Bill C-49, the Transportation Modernization Act (the “Act”), had its 2nd reading in the House of Commons on June 19, 2017. The Act consists of a package of amendments to the Canada Transportation Act, S.C. 1996, c. 10, as well as other pieces of legislation. However, its main focus is on the introduction of a new airline passenger bill of rights. Other key amendments include a wider definition of “Canadian” to allow for an increase in foreign investment in air service providers, as well as provisions to promote joint ventures between air service providers while ensuring healthy competition in the industry. Transport Canada has stated that the purpose of the legislation is to ensure a better experience for travellers while promoting transparency, system efficiency, and fairness.
Passenger Bill of Rights
Section 19 of the Act will amend the Canada Transportation Act by requiring that the Canadian Transportation Agency (“CTA”) make regulations relating to flights to, from, and within Canada. The focus of this section is on imposing obligations on carriers to establish a compensation regime for passengers in the event of flight delay, flight cancellation, or denial of boarding. The regulations will set out minimum standards for treatment of passengers where the inconvenience is within the carrier’s control, required for safety purposes, or due to natural phenomena or security events. The regulations will require that all terms and conditions as well as information regarding passenger right of recourse be made available and comprehensible to passengers.
In addition, the CTA will make regulations regarding minimum compensation for lost or damaged baggage, in circumstances where the Montreal Convention or other international treaties do not apply. The CTA must also facilitate safe transport of children aged 14 years or under by guaranteeing priority for seat changes to ensure proximity to guardians and parents, as well as provide assistance and information to passengers in the event of a tarmac delay. Furthermore, the Minister will be able to issue directions to the CTA to establish regulations respecting any obligation of a carrier towards passengers.
The Act will also require the addition of provisions to the Canada Transportation Act to stipulate that a complaint to the CTA against a carrier concerning any obligation prescribed by the new regulations may only be filed by a person adversely affected. Such a provision ensures that the CTA has the ability to streamline the legitimate complaints of passengers whose rights have been directly affected.
While the Act sets out the areas in which the CTA must regulate, it does not provide any specifics of what the regulations will entail.
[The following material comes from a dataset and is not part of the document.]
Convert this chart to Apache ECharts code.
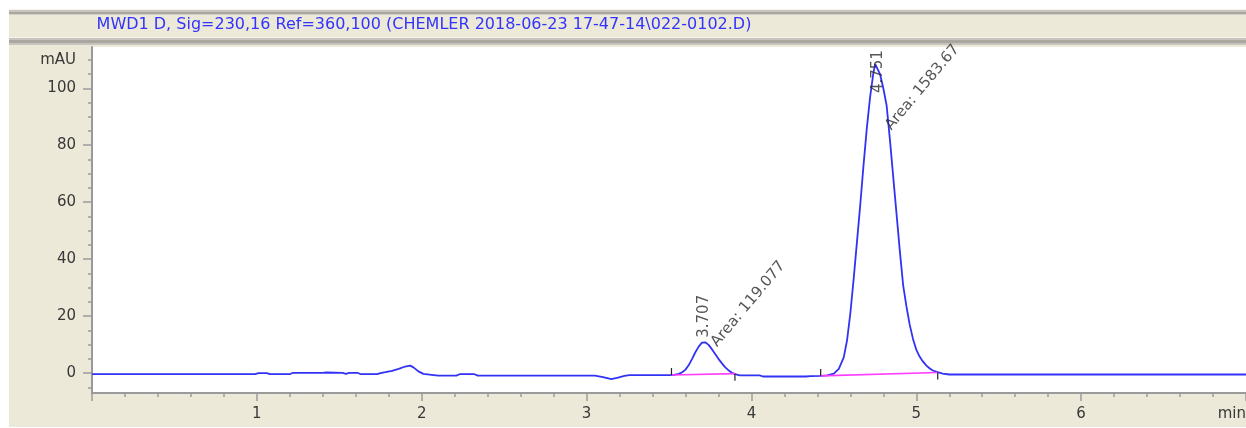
<!DOCTYPE html>
<html><head><meta charset="utf-8">
<script src="https://cdn.jsdelivr.net/npm/echarts@6/dist/echarts.min.js"></script>
<style>html,body{margin:0;padding:0;background:#fff;overflow:hidden;width:100%;height:100%;}#c{position:absolute;left:9px;right:0;top:9px;bottom:1px;}</style>
</head><body><div id="c"></div>
<script>
// ---------- data ----------
const titleText = 'MWD1 D, Sig=230,16 Ref=360,100 (CHEMLER 2018-06-23 17-47-14\\022-0102.D)';
const timeMin = [
  0.00, 0.99, 1.01, 1.06, 1.08, 1.20, 1.22, 1.40, 1.42, 1.52, 1.54, 1.56, 1.61, 1.63, 1.73, 1.75,
  1.78, 1.82, 1.86, 1.90, 1.93, 1.95, 1.98, 2.01, 2.06, 2.10, 2.21, 2.23, 2.32, 2.34, 2.37, 2.38,
  2.39, 2.55, 2.56, 2.57, 3.05, 3.10, 3.15, 3.19, 3.23, 3.26, 3.50, 3.53, 3.56, 3.58, 3.60, 3.62,
  3.64, 3.66, 3.68, 3.70, 3.71, 3.72, 3.74, 3.76, 3.78, 3.80, 3.82, 3.84, 3.86, 3.88, 3.90, 3.93,
  4.05, 4.07, 4.17, 4.18, 4.20, 4.33, 4.34, 4.36, 4.42, 4.46, 4.50, 4.53, 4.56, 4.58, 4.60, 4.62,
  4.64, 4.66, 4.68, 4.70, 4.72, 4.74, 4.751, 4.76, 4.78, 4.80, 4.82, 4.84, 4.86, 4.88, 4.90, 4.92,
  4.94, 4.96, 4.98, 5.00, 5.02, 5.04, 5.06, 5.08, 5.10, 5.13, 5.16, 5.20, 7.00
];
const signalMAU = [
  -0.4, -0.4, 0.0, 0.0, -0.4, -0.4, 0.1, 0.1, 0.2, 0.1, -0.3, 0.1, 0.1, -0.4, -0.4, 0.0,
  0.3, 0.8, 1.5, 2.3, 2.6, 2.0, 0.6, -0.3, -0.6, -0.9, -0.9, -0.4, -0.4, -0.9, -0.9, -0.5,
  -0.9, -0.9, -0.5, -0.9, -0.9, -1.4, -2.1, -1.6, -1.0, -0.7, -0.7, -0.6, -0.3, 0.3, 1.2, 2.8,
  5.0, 7.3, 9.3, 10.7, 11.0, 10.8, 9.9, 8.4, 6.7, 5.0, 3.5, 2.1, 1.0, 0.2, -0.4, -0.8,
  -0.8, -1.2, -1.2, -0.7, -1.2, -1.2, -0.7, -1.1, -1.0, -0.8, -0.2, 1.5, 5.5, 11.5, 21, 33,
  46, 59, 73, 86, 97, 105.5, 108.5, 108.2, 105, 100, 94, 82, 69, 56, 43, 31,
  23.5, 17, 12, 8.2, 5.8, 4.1, 2.7, 1.7, 0.9, 0.3, -0.2, -0.5, -0.5
];
const peakRT = [3.707, 4.751];
const peakHeight = [11.0, 108.5];
const peakArea = ['119.077', '1583.67'];
// integration baselines (start/end time and level)
const baseStartT = [3.515, 4.42];
const baseStartV = [-0.7, -1.0];
const baseEndT = [3.90, 5.13];
const baseEndV = [-0.2, 0.2];
const xTickLabels = ['', '1', '2', '3', '4', '5', '6', 'min'];
const yMajorTicks = [0, 20, 40, 60, 80, 100];
const yLabelValues = [0, 20, 40, 60, 80, 100, 110];
const yLabelText = ['0', '20', '40', '60', '80', '100', 'mAU'];
const yMinorTicks = [-5, 5, 10, 15, 25, 30, 35, 45, 50, 55, 65, 70, 75, 85, 90, 95, 105, 110];

// ---------- chart ----------
const FONT = 'DejaVu Sans';
const axisGray = '#9a9a9a';
const labelColor = '#383838';
const annColor = '#2a2a2a';
const chart = echarts.init(document.getElementById('c'));

const signalData = timeMin.map((t, i) => [t, signalMAU[i]]);
const eventData = [];
baseStartT.forEach((t, i) => { eventData.push([t, baseStartV[i], 1]); eventData.push([baseEndT[i], baseEndV[i], -1]); });

// screen-space offsets converted into the rotated label frame
function localOffset(dx, dy, deg) {
  const r = deg * Math.PI / 180, c = Math.cos(r), s = Math.sin(r);
  return [dx * c - dy * s, dx * s + dy * c];
}
const rtShift = [[1, -4], [3, 29]];
const areaShift = [[11, 3], [13, 64]];
const AREA_ROT = 50;
const annData = [];
peakRT.forEach((rt, i) => {
  annData.push({ value: [rt, peakHeight[i]], label: { formatter: rt.toFixed(3), rotate: 90, offset: localOffset(rtShift[i][0], rtShift[i][1], 90) } });
  annData.push({ value: [rt, peakHeight[i]], label: { formatter: 'Area: ' + peakArea[i], rotate: AREA_ROT, offset: localOffset(areaShift[i][0], areaShift[i][1], AREA_ROT) } });
});

const pinkSeries = baseStartT.map((t, i) => ({
  type: 'line', data: [[t, baseStartV[i]], [baseEndT[i], baseEndV[i]]], showSymbol: false, silent: true,
  lineStyle: { color: '#ff3cff', width: 1.6 }, z: 4, xAxisIndex: 0, yAxisIndex: 0
}));

const W = 1237;
const option = {
  backgroundColor: '#ece9d8',
  animation: false,
  grid: { left: 83, right: 0, top: 38, bottom: 34, show: true, backgroundColor: '#ffffff', borderWidth: 0, containLabel: false, outerBoundsMode: 'none' },
  graphic: [
    { type: 'rect', shape: { x: 0, y: 0, width: W, height: 1 }, style: { fill: '#f6f4ec' }, silent: true },
    { type: 'rect', shape: { x: 0, y: 1, width: W, height: 2 }, style: { fill: '#c6c4bc' }, silent: true },
    { type: 'rect', shape: { x: 0, y: 3, width: W, height: 2 }, style: { fill: '#a9a7a0' }, silent: true },
    { type: 'rect', shape: { x: 0, y: 5, width: W, height: 1 }, style: { fill: '#d2d0c8' }, silent: true },
    { type: 'rect', shape: { x: 0, y: 28, width: W, height: 1 }, style: { fill: '#f6f4ec' }, silent: true },
    { type: 'rect', shape: { x: 0, y: 29, width: W, height: 2 }, style: { fill: '#c6c4bc' }, silent: true },
    { type: 'rect', shape: { x: 0, y: 31, width: W, height: 3 }, style: { fill: '#a9a7a0' }, silent: true },
    { type: 'rect', shape: { x: 0, y: 34, width: W, height: 2 }, style: { fill: '#c6c4bc' }, silent: true },
    { type: 'text', x: 415, y: 16, silent: true,
      style: { text: titleText, font: '16px "DejaVu Sans"', fill: '#3333ff', align: 'center', verticalAlign: 'middle', textAlign: 'center', textVerticalAlign: 'middle' } }
  ],
  xAxis: {
    type: 'value', min: 0, max: 7, interval: 1,
    axisLine: { show: true, onZero: false, lineStyle: { color: axisGray, width: 2 } },
    axisTick: { show: true, length: 8, lineStyle: { color: axisGray, width: 1.5 } },
    minorTick: { show: true, splitNumber: 5, length: 4, lineStyle: { color: axisGray, width: 1.5 } },
    axisLabel: { formatter: v => xTickLabels[Math.round(v)] || '', color: labelColor, fontFamily: FONT, fontSize: 15, margin: 14, alignMaxLabel: 'right' },
    splitLine: { show: false }, minorSplitLine: { show: false }
  },
  yAxis: [
    {
      type: 'value', min: -7, max: 114.5, position: 'left',
      axisLine: { show: true, lineStyle: { color: axisGray, width: 2 } },
      axisTick: { show: true, customValues: yMajorTicks, length: 9, lineStyle: { color: axisGray, width: 1.5 } },
      axisLabel: { customValues: yLabelValues, formatter: v => yLabelText[yLabelValues.indexOf(v)] ?? String(v), color: labelColor, fontFamily: FONT, fontSize: 15, margin: 16 },
      splitLine: { show: false }
    },
    {
      type: 'value', min: -7, max: 114.5, position: 'left', offset: 0,
      axisLine: { show: false },
      axisTick: { show: true, customValues: yMinorTicks, length: 4, lineStyle: { color: axisGray, width: 1.5 } },
      axisLabel: { show: false },
      splitLine: { show: false }
    }
  ],
  series: [
    {
      type: 'line', data: signalData, showSymbol: false, silent: true,
      lineStyle: { color: '#3232f5', width: 1.8 }, z: 3
    },
    ...pinkSeries,
    {
      type: 'custom', silent: true, z: 5, data: eventData,
      renderItem: (params, api) => {
        const p = api.coord([api.value(0), api.value(1)]);
        const d = api.value(2);
        return { type: 'line', shape: { x1: p[0], y1: p[1], x2: p[0], y2: p[1] - d * 7 }, style: { stroke: '#222', lineWidth: 1.2 } };
      }
    },
    {
      type: 'scatter', data: annData, symbolSize: 0, silent: true, z: 6,
      label: { show: true, position: 'inside', align: 'left', verticalAlign: 'middle', color: annColor, fontFamily: FONT, fontSize: 15 }
    }
  ]
};
chart.setOption(option);
</script></body></html>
The CTA will be consulting with industry groups, consumer rights organizations and the public and following these consultations, the regulations will be drafted to be approved by the Governor in Council.
The Act also requires amendments to allow for an increase in foreign ownership for commercial air carriers to meet the definition of “Canadian” under Part II of the Act. The Canada Transportation Act currently defines a “Canadian” corporation as one that is controlled in fact by Canadians and where at least 75% of the voting interests are owned and controlled by Canadians. The Act amends the definition of “Canadian” to lower the threshold to allow for up to 49% of voting interests to be owned and controlled by non-Canadians, so long as no more than 25% of the voting interests are owned directly or indirectly by any single non-Canadian, or one or more non-Canadians authorized to provide an air service in any jurisdiction. These new requirements would allow for larger foreign investment and provide more competition and choice for travellers in the Canadian air transportation sector.
The Act will also create a system of review for arrangements between two or more air service providers, as well as consequential amendments to the Competition Act, Air Canada Public Participation Act, and several other pieces of legislation.
In the event of an arrangement, a notice of a proposed arrangement shall be provided by the air service providers involved to the Minister of Transport (the “Minister”) as well as the Commissioner of Competition (the “Commissioner”), and will include information required under guidelines to be developed through consultation between the Minister and Competition Bureau.
The Commissioner will report to the Minister and all parties within 120 days regarding any competition concerns that may arise from the proposed arrangement. The parties will also be able to propose amendments to the arrangements which must be authorized by the Minister after consultation with the Commissioner. Furthermore, the Act makes it an indictable offense if a party proceeds with the arrangement without authorization, or is not in compliance with the terms and conditions imposed by the Minister or Commissioner, with prescribed punishments of imprisonment for up to 5 years or a fine of up to $10,000,000.
These provisions will allow for more flexibility air carriers to coordinate their business and services, creating new opportunities for Canadian travellers while ensuring that competition-based concerns are given appropriate consideration.
The government is aiming to have the legislation in force by 2018.